Do you know how many brands of ice cream that grocery stores carry? Do you know how many different sizes, prices, flavors, and fat levels there are to choose from? I opened every freezer door in order to perform the ingredient examination ritual. (Did you know that some ice cream is made with skim milk? And I don't mean just the diet ice cream.) Of course, this procedure immediately fogged each door up so that when it closed, it was impossible to see through. This was bad enough when I was the only person at The Wall, but then there was a "run" at the ice cream section - as if a blue-light special had just been announced - and everyone stared at the opaque doors and looked at me, thinking, "She did it."

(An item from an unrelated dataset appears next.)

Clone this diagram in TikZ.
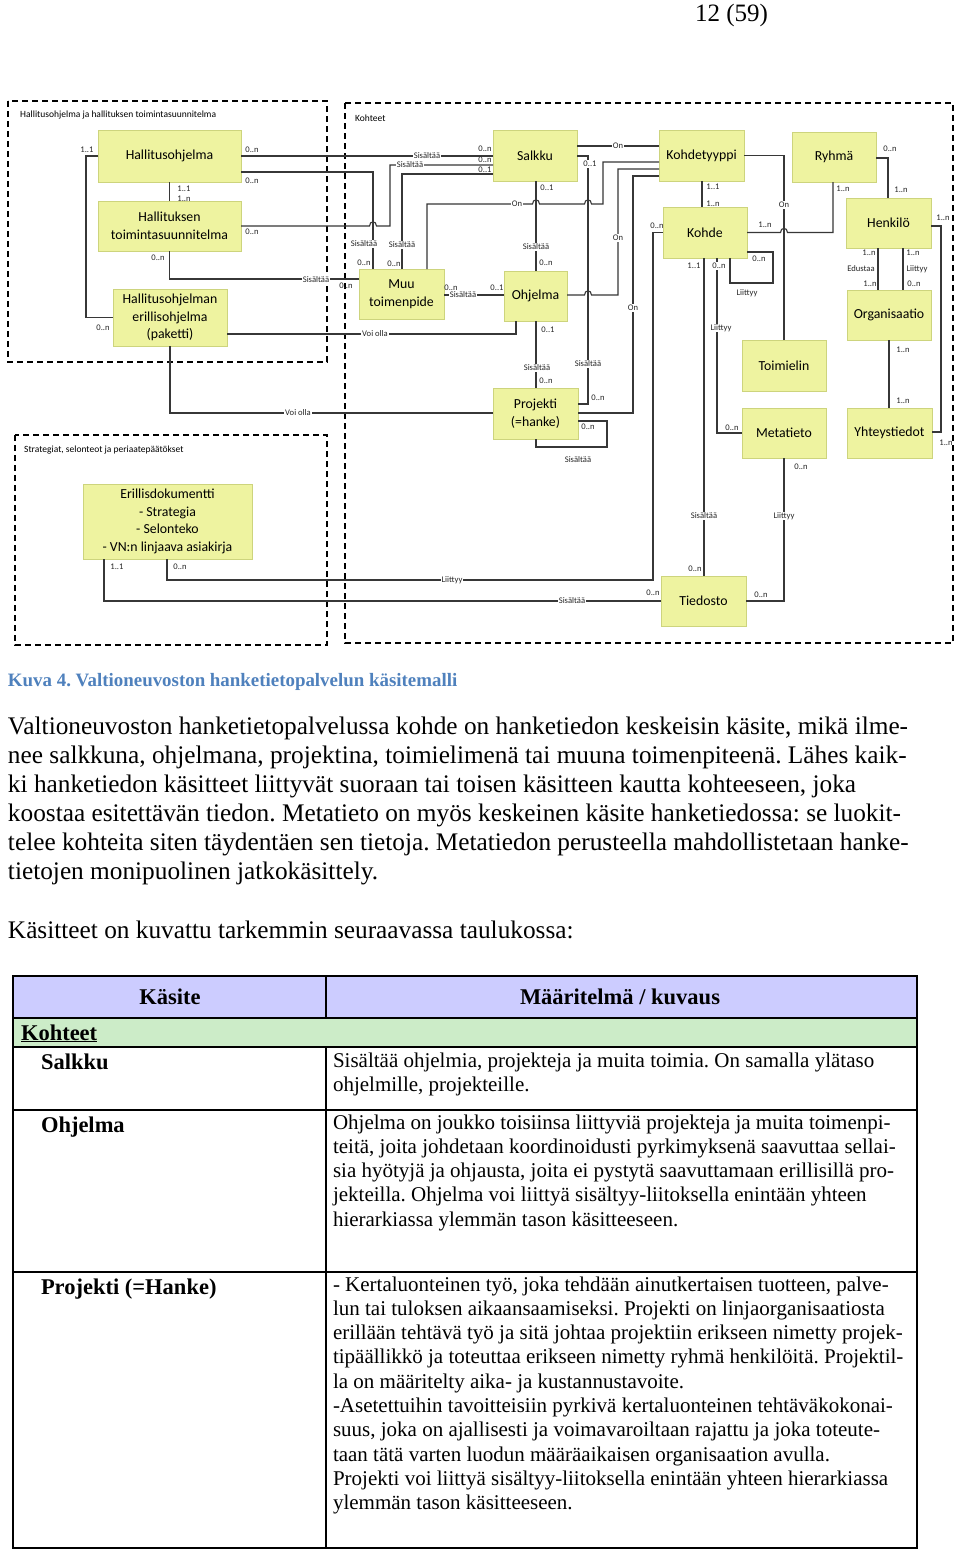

By the time I had picked out a couple of flavors of sorbet for my dairy-free guests, found my husband's favorite ice cream in his favorite brand, and struggled over choosing a few other flavors that I hoped would be close to my guests' favorites, I had become the "Ice Cream Aisle Greeter." I helped a couple find the "lite" ice-cream in their specified brand and I quickly opened a freezer door for another, to prevent the humility of a glare. Still, I wasn't completely satisfied with the flavors I'd chosen, which at that point, brought waves of panic into the fog that resided in my brain. I quickly exchanged a brand and flavor with another, grabbed another carton of a different flavor at the last minute, then hurried over to the shortest check-out line I could find. My panic receded but gave way to an overwhelming confusion, causing a final surrender to all coherent consciousness. I did get a glimpse of way more ice cream containers on the conveyor belt then I remember putting in the cart; I had to ask the clerk why the machine wouldn't swipe my VISA; and when the bagger asked if I needed help out, I replied with a squeaky "Please."

After dinner, I told Brent he should go down to our freezer to dish himself up a sampling of the ice cream I'd purchased for our party. He came up and said, "I'm in ice cream heaven!" Isn't it great that my husband loves ice-cream? *smile*

Hope you all have a fun day.

And just so your time spent here won't be completely wasted on my foolishness, here's a bit of wisdom (completely unrelated to ice cream) it wouldn't hurt us to think about as we contemplate our freedom:

"The true danger is when liberty is nibbled away, for expedients, and by parts."